Zugegeben, die Sache ist nicht alltäglich.
Eine Mandantin, die ich seinerzeit noch nicht vertrat, hatte ihre Berufung gegen ein Strafurteil zurückgenommen. In der Verhandlung. Auch auf Anraten ihres damaligen Anwalts. Was ihr damals nicht bewusst war ist der Umstand, dass sie sich damit auf direktem Wege ins Gefängnis begab. Das Amtsgericht hatte sie nämlich zu einer Freiheitsstrafe ohne Bewährung verurteilt. Da hätte es sich in der Tat gelohnt, in der Berufungsverhandlung nicht einfach so den Schwanz einzuziehen.

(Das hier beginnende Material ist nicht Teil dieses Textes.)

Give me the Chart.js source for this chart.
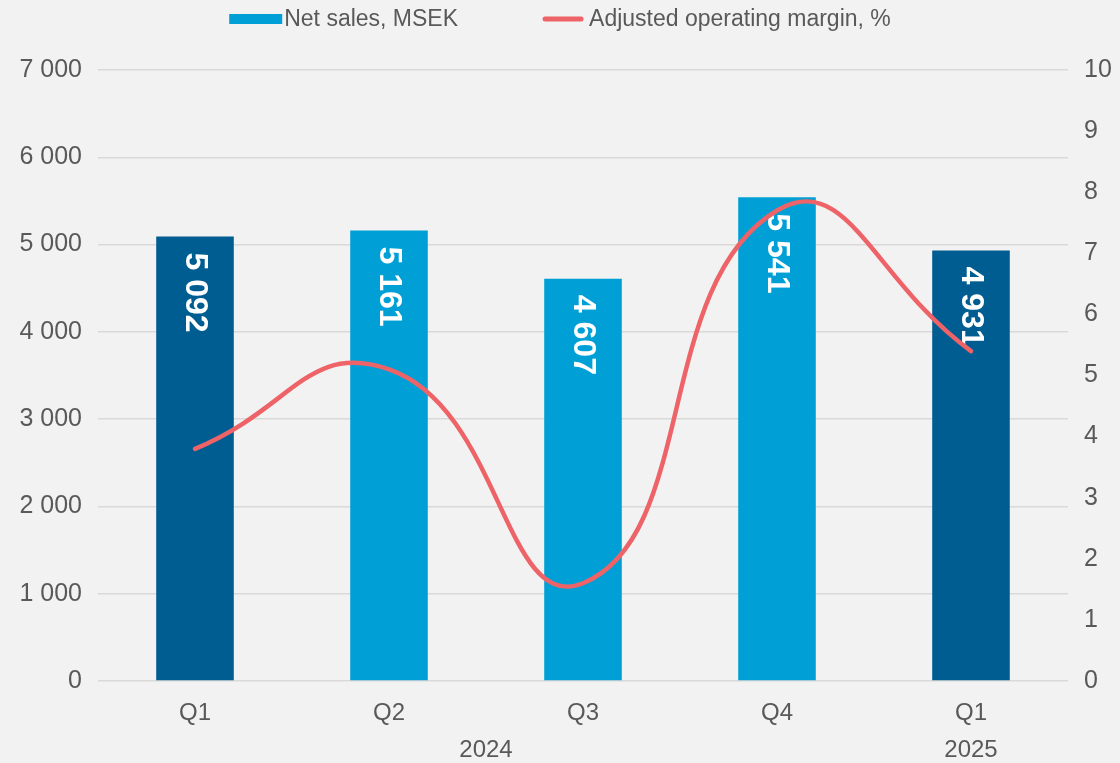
<!DOCTYPE html>
<html>
<head>
<meta charset="utf-8">
<script src="https://cdn.jsdelivr.net/npm/chart.js@4"></script>
<style>
  html, body { margin: 0; padding: 0; background: #f2f2f2; }
  #wrap { width: 1120px; height: 763px; }
</style>
</head>
<body>
<div id="wrap"><canvas id="chart"></canvas></div>
<script>
// data
const quarters = ["Q1", "Q2", "Q3", "Q4", "Q1"];
const years = [
  { label: "2024", from: 0, to: 3 },
  { label: "2025", from: 4, to: 4 }
];
const netSales = [5092, 5161, 4607, 5541, 4931];
const adjMargin = [3.8, 5.1, 1.6, 7.7, 5.4];
const barColors = ["#005d91", "#00a0d6", "#00a0d6", "#00a0d6", "#005d91"];

const grey = "#595959";
const lightBlue = "#00a0d6";
const red = "#ee6367";
const fontFam = "'Liberation Sans', Arial, sans-serif";

function fmtThousands(v) {
  return String(v).replace(/\B(?=(\d{3})+(?!\d))/g, " ");
}

// white rotated labels inside bars, drawn before the line
const barLabels = {
  id: "barLabels",
  afterDatasetDraw(chart, args) {
    if (args.index !== 0) return;
    const ctx = chart.ctx;
    ctx.save();
    ctx.fillStyle = "#ffffff";
    ctx.font = "bold 32px " + fontFam;
    ctx.textAlign = "left";
    ctx.textBaseline = "middle";
    args.meta.data.forEach((bar, i) => {
      ctx.save();
      ctx.translate(bar.x, bar.y + 16);
      ctx.rotate(Math.PI / 2);
      ctx.fillText(fmtThousands(netSales[i]), 0, 0);
      ctx.restore();
    });
    ctx.restore();
  }
};

// year row under the quarter labels + legend on top
const extras = {
  id: "extras",
  afterDraw(chart) {
    const x = chart.scales.x;
    const ctx = chart.ctx;
    ctx.save();
    ctx.fillStyle = grey;
    ctx.font = "24px " + fontFam;
    ctx.textAlign = "center";
    ctx.textBaseline = "middle";
    years.forEach(y => {
      const cx = (x.getPixelForValue(y.from) + x.getPixelForValue(y.to)) / 2;
      ctx.fillText(y.label, cx, 750);
    });

    // legend
    ctx.font = "23px " + fontFam;
    const ds = chart.data.datasets;
    const t1 = ds[0].label, t2 = ds[1].label;
    const w1 = ctx.measureText(t1).width, w2 = ctx.measureText(t2).width;
    const boxW = 53, lineW = 42, gap = 2, itemGap = 84;
    const total = boxW + gap + w1 + itemGap + lineW + gap + 3 + w2;
    let lx = chart.width / 2 - total / 2;
    const ly = 19;
    ctx.fillStyle = lightBlue;
    ctx.fillRect(lx, ly - 5, boxW, 10);
    lx += boxW + gap;
    ctx.fillStyle = grey;
    ctx.textAlign = "left";
    ctx.fillText(t1, lx, ly + 1);
    lx += w1 + itemGap;
    ctx.strokeStyle = red;
    ctx.lineWidth = 5;
    ctx.lineCap = "round";
    ctx.beginPath();
    ctx.moveTo(lx + 3, ly);
    ctx.lineTo(lx + lineW - 3, ly);
    ctx.stroke();
    lx += lineW + gap + 3;
    ctx.fillText(t2, lx, ly + 1);
    ctx.restore();
  }
};

new Chart(document.getElementById("chart").getContext("2d"), {
  data: {
    labels: quarters,
    datasets: [
      {
        type: "bar",
        label: "Net sales, MSEK",
        data: netSales,
        backgroundColor: barColors,
        yAxisID: "y",
        order: 1,
        barPercentage: 0.4,
        categoryPercentage: 1
      },
      {
        type: "line",
        label: "Adjusted operating margin, %",
        data: adjMargin,
        borderColor: red,
        backgroundColor: red,
        borderWidth: 4.5,
        borderCapStyle: "round",
        pointRadius: 0,
        tension: 0.5,
        yAxisID: "y1",
        order: 0
      }
    ]
  },
  options: {
    responsive: true,
    maintainAspectRatio: false,
    animation: false,
    layout: { padding: { top: 70, bottom: 0, left: 0, right: 0 } },
    plugins: {
      legend: { display: false },
      tooltip: { enabled: false }
    },
    scales: {
      x: {
        grid: { display: false },
        border: { display: false },
        ticks: { color: grey, font: { size: 24, family: fontFam }, padding: 10 },
        afterFit(scale) { scale.height = 82; }
      },
      y: {
        position: "left",
        min: 0,
        max: 7000,
        ticks: {
          stepSize: 1000,
          color: grey,
          font: { size: 25, family: fontFam },
          padding: 16,
          callback: v => fmtThousands(v)
        },
        grid: { color: "#d9d9d9", lineWidth: 1.5, drawTicks: false },
        border: { display: false },
        afterFit(scale) { scale.width = 98; }
      },
      y1: {
        position: "right",
        min: 0,
        max: 10,
        ticks: {
          stepSize: 1,
          color: grey,
          font: { size: 25, family: fontFam },
          padding: 16
        },
        grid: { display: false, drawTicks: false },
        border: { display: false },
        afterFit(scale) { scale.width = 52; }
      }
    }
  },
  plugins: [barLabels, extras]
});
</script>
</body>
</html>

Für die Mandantin habe ich dann den Antrag gestellt, dass das Gericht feststellt, dass die Sache nicht durch die Berufungsrücknahme beendet wurde. So ein Antrag ist möglich und kann auch erfolgreich sein. Nämlich dann, wenn die Angeklagte – vereinfacht ausgedrückt – am Verhandlungstag nicht „prozessfähig“ war und die Tragweite einer Berufungsrücknahme nicht überschauen konnte. Das Ganze ist also so eine Art Anfechtung einer Willenserklärung ( = Berufungsrücknahme) mit dem Ziel, dass die Hauptverhandlung fortgesetzt wird.
Für diese Anfechtung gibt es in diesem Fall durchaus gute Gründe. Die Mandantin ist ohnehin schwer krank und schluckt allerlei Medikamente. Zwei Tage vor der Verhandlung war sie operiert worden. Sie sollte auf ärztlichen Rat eigentlich noch länger im Krankenhaus bleiben. Dennoch entließ sie sich entgegen den dringenden Rat ihrer Ärzte selbst und nahm – ordentlich mit Medikamenten vollgepumpt – an ihrer Verhandlung teil. Erschwerend kam dann hinzu, dass der Richter wohl vehement auf die Berufungsrücknahme gedrängt hat. Drastischer will ich es jetzt nicht formulieren.
So ein Antrag ist natürlich nicht einfach, deshalb habe ich bei der Begründung eine ganze Menge Papier produziert. Zu den Stellungnahmen des früheren Anwalts und des Staatsanwalts habe ich mich noch mal geäußert. Und jetzt warte ich seit drei Monaten darauf, dass über meinen Antrag entschieden wird.
Stattdessen erreicht mich heute ein Schreiben des Gerichts. In dem steht eigentlich nur, es seien jetzt ja drei Monate vergangen. Und dann: „… hat sich nach hiesiger Ansicht der Antrag erledigt. Die Akten werden an die Strafvollstreckungsbehörde weiter geleitet.“
Aha, wir warten einfach ab. Und dann tun wir so, als wäre nichts gewesen. Das ist ja eine ganz neue Methode, mit wirksam gestellten Anträgen von Verteidigern umzugehen. Allerdings wird die Darstellung meiner Mandantin durch so ein, man verzeihe mir die drastische Ausdrucksweise, hanebüchenes Schreiben nicht gerade unplausibler.
Ich bin dennoch zuversichtlich, dass ich das Gericht mit einigen sachlichen, aber bestimmten Worten doch noch zu einer Entscheidung bewegen kann. Aufregen bringt ja nichts, auch wenn ich es jetzt gern täte.